I got a lot of reading done, and something about the strange atmosphere of the neighborhood contributed to the mood of the book I was falling into every spare moment.
Much of the book is a dreamy reverie, as the main character recalls the boy that he once was, and an unearthly adventure that he can't believe he forgot. With the guidance of a girl named Lettie (and the maiden/mother/crone she's a part of), he suffers the consequences of a blurring of lines between our world and another place. 
The one thing that occasionally falls flat for me with Neil Gaiman is a certain emotional detachment his main characters seem to have from the bizarre twists and turns of the plots their lives entangle with. This book portrays the boy at its heart as quietly distraught, keeping a facade of detachment but privately seething. It was a depiction that resonated well, and while this is not a long book it packs a lot of imagery and tension into something that's deceptively small in your hands. 

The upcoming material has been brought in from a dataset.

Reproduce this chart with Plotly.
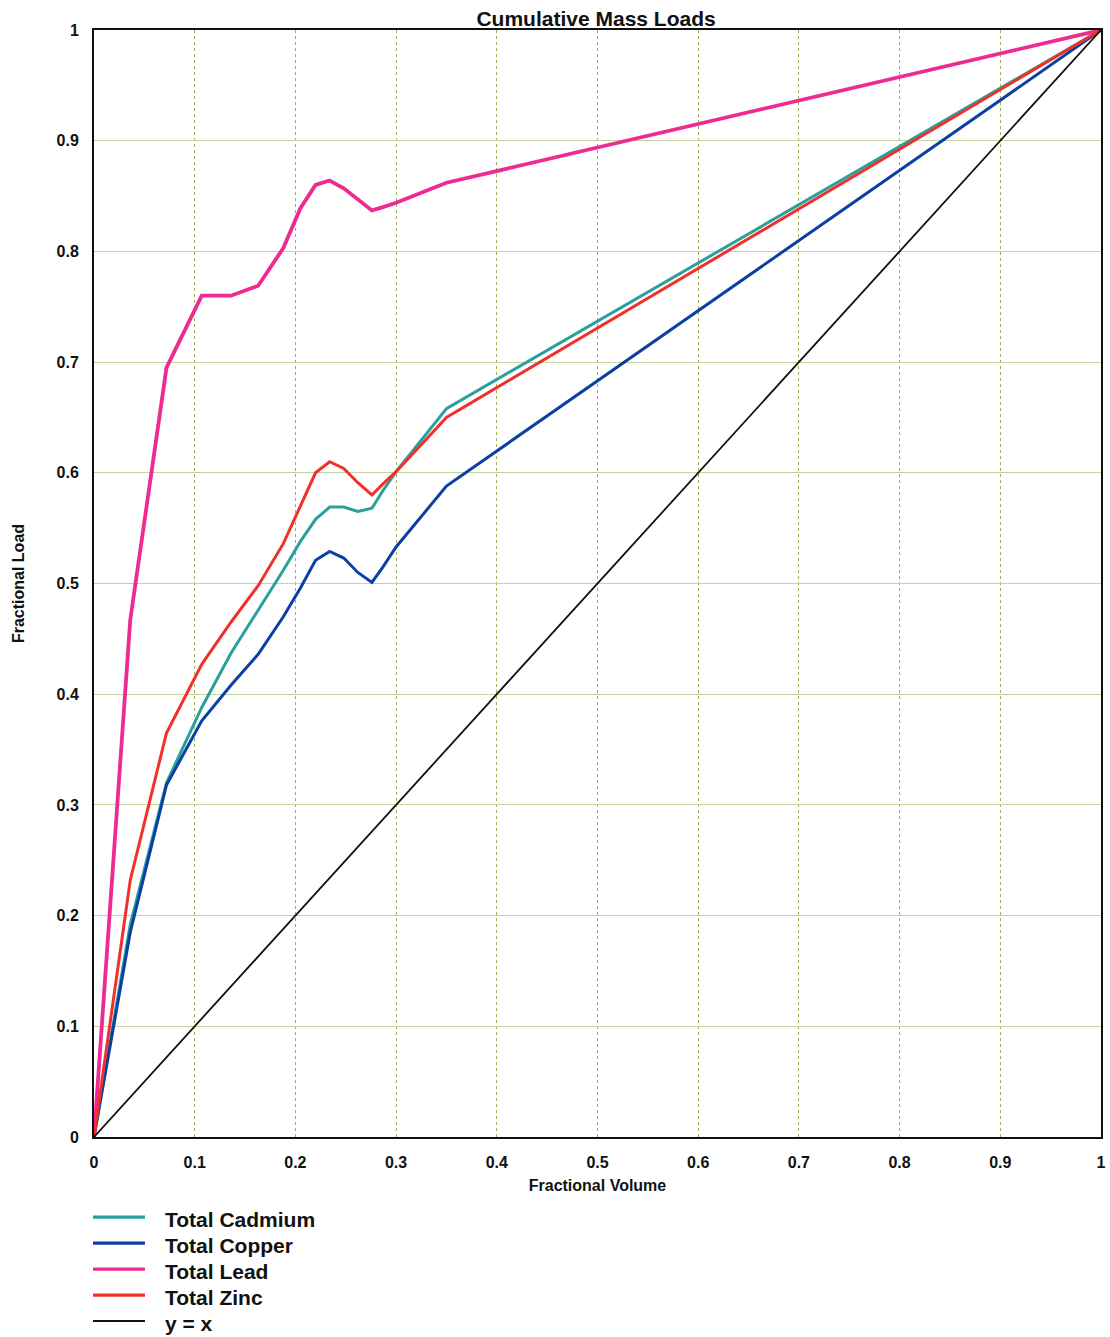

Sometimes Neil Gaiman describes things that defy visual portrayal, more intense in feelings that would never translate to illustration, but I could vividly picture every scene, and for somebody who is a visual thinker that may have made the book all the better for me. The descriptions of surreal scenes give just enough and not too much, and this is one book I'd be curious to see a movie version of.

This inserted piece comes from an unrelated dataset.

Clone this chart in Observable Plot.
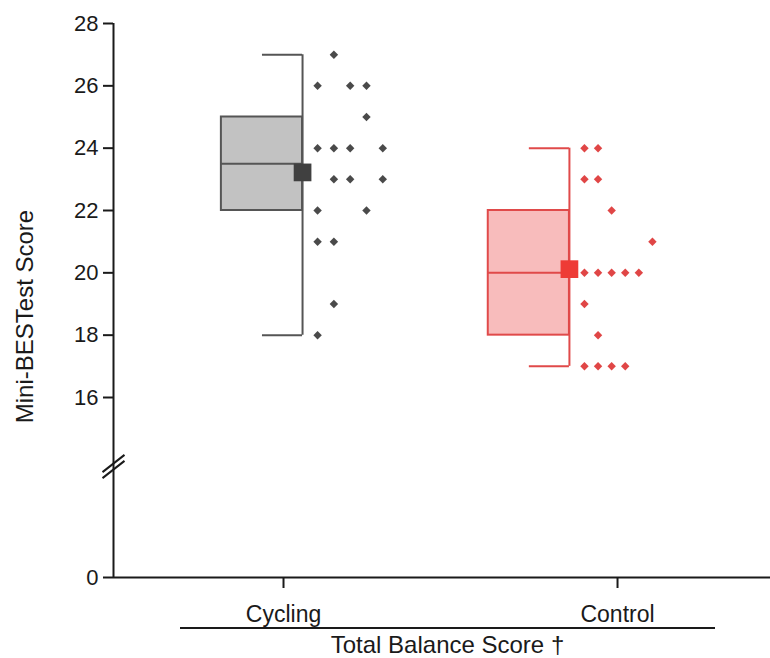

At the beginning and end is a framework of the narrator as an adult, recalling all this with wonder, and while there's an important plot point that ties in with that it still feels less important than all that happens within that memory.

This book has been out for a while, and I feel mildly annoyed with myself for not getting hold of a copy sooner, but on the other hand the timing with the power outage gave me an entire weekend where I felt lost in a wild dreamlike state.

We got our electricity back Sunday evening, and I'm just a little bit sorry.